The select committee revealed its evidence as part of a bid to convince a federal judge to require Eastman to provide more of his own emails — held by his former employer Chapman University — to congressional investigators. Eastman sued to block the panel from accessing his Chapman emails, claiming they would reveal records protected by attorney-client privilege.
But the panel’s emphasis on potential crimes may convince U.S. District Court Judge David Carter — who has repeatedly ruled against Eastman — that none of Eastman’s records are protected by privilege.
Carter, who is based in California, has rejected Eastman’s attempts to shield his records, citing the urgency and significance of the select committee’s work. Instead, Carter has ordered Eastman to quickly review 90,000 pages of emails and attachments and to itemize any he thinks should be withheld because of attorney-client privilege.
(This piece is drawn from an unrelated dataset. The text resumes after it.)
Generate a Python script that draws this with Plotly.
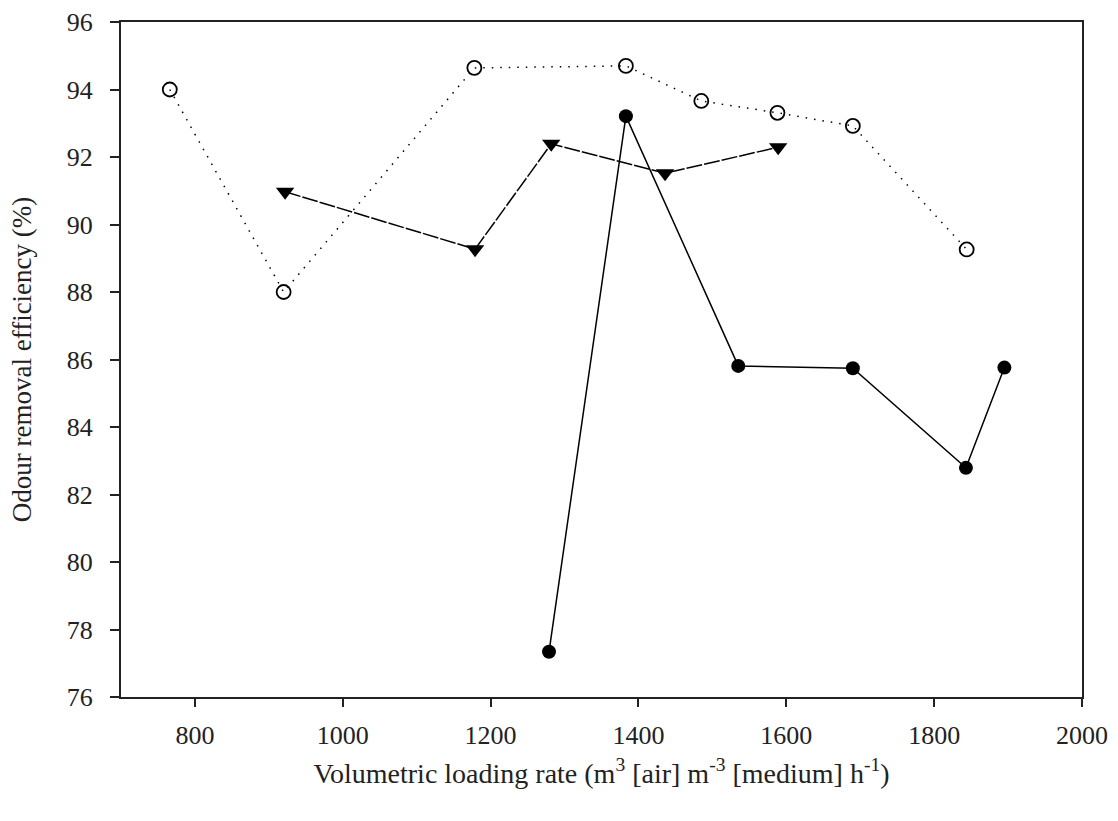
import plotly.graph_objects as go

# Series 1: open circles, dotted line
x_open = [766, 920, 1178, 1383, 1485, 1588, 1690, 1844]
y_open = [94.0, 88.0, 94.64, 94.70, 93.66, 93.31, 92.92, 89.26]

# Series 2: filled down-triangles, dashed line
x_tri = [922, 1179, 1282, 1436, 1589]
y_tri = [90.97, 89.27, 92.39, 91.52, 92.29]

# Series 3: filled circles, solid line
x_fill = [1279, 1383, 1535, 1690, 1843, 1895]
y_fill = [77.34, 93.21, 85.81, 85.74, 82.79, 85.76]

x_ticks = [800, 1000, 1200, 1400, 1600, 1800, 2000]
y_ticks = [76, 78, 80, 82, 84, 86, 88, 90, 92, 94, 96]

FONT = "Liberation Serif, Times New Roman, serif"

fig = go.Figure()
fig.add_trace(go.Scatter(
    x=x_open, y=y_open, mode="lines+markers",
    line=dict(color="black", width=1.5, dash="1.5px,7px"),
    marker=dict(symbol="circle-open", size=14, color="black", line=dict(width=1.8)),
    showlegend=False))
fig.add_trace(go.Scatter(
    x=x_tri, y=y_tri, mode="lines+markers",
    line=dict(color="black", width=1.5, dash="16px,2px"),
    marker=dict(symbol="triangle-down", size=16, color="black"),
    showlegend=False))
fig.add_trace(go.Scatter(
    x=x_fill, y=y_fill, mode="lines+markers",
    line=dict(color="black", width=1.5),
    marker=dict(symbol="circle", size=14, color="black"),
    showlegend=False))

fig.update_layout(
    width=1118, height=821,
    margin=dict(l=121, r=36, t=22, b=124, autoexpand=False),
    paper_bgcolor="white", plot_bgcolor="white",
    font=dict(family=FONT, size=26, color="#222"),
)
fig.update_xaxes(
    range=[700, 2000], tickvals=x_ticks, ticktext=[str(v) for v in x_ticks],
    showgrid=False, zeroline=False, automargin=False,
    showline=True, linecolor="#222", linewidth=2, mirror=True,
    ticks="outside", ticklen=8, tickwidth=1.5, tickcolor="#222",
    tickfont=dict(family=FONT, size=26), ticklabelstandoff=6,
    title=dict(text="Volumetric loading rate (m<sup>3</sup> [air] m<sup>-3</sup> [medium] h<sup>-1</sup>)",
               font=dict(family=FONT, size=28), standoff=14),
)
fig.update_yaxes(
    range=[76, 96], tickvals=y_ticks, ticktext=[str(v) for v in y_ticks],
    showgrid=False, zeroline=False, automargin=False,
    showline=True, linecolor="#222", linewidth=2, mirror=True,
    ticks="outside", ticklen=9, tickwidth=1.5, tickcolor="#222",
    tickfont=dict(family=FONT, size=26), ticklabelstandoff=12,
    title=dict(text="Odour removal efficiency (%)", font=dict(family=FONT, size=27), standoff=27),
)

fig.write_html("out.html")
He has repeatedly sided with the committee’s demands, such as requiring Eastman to prioritize emails sent between Jan. 4 and Jan. 7, 2021, and to force him to disclose his legal relationship with Trump, which had never been publicly revealed.
But the committee indicated that Eastman’s purported relationship with Trump fails to prove he had a legitimate claim of attorney client privilege.
Eastman, according to the panel, produced a letter identifying his client as Trump’s campaign, but the letter was left unsigned. “This unsigned and unauthenticated engagement letter is insufficient to establish an attorney-client relationship during the period at issue,” the House’s lawyers wrote.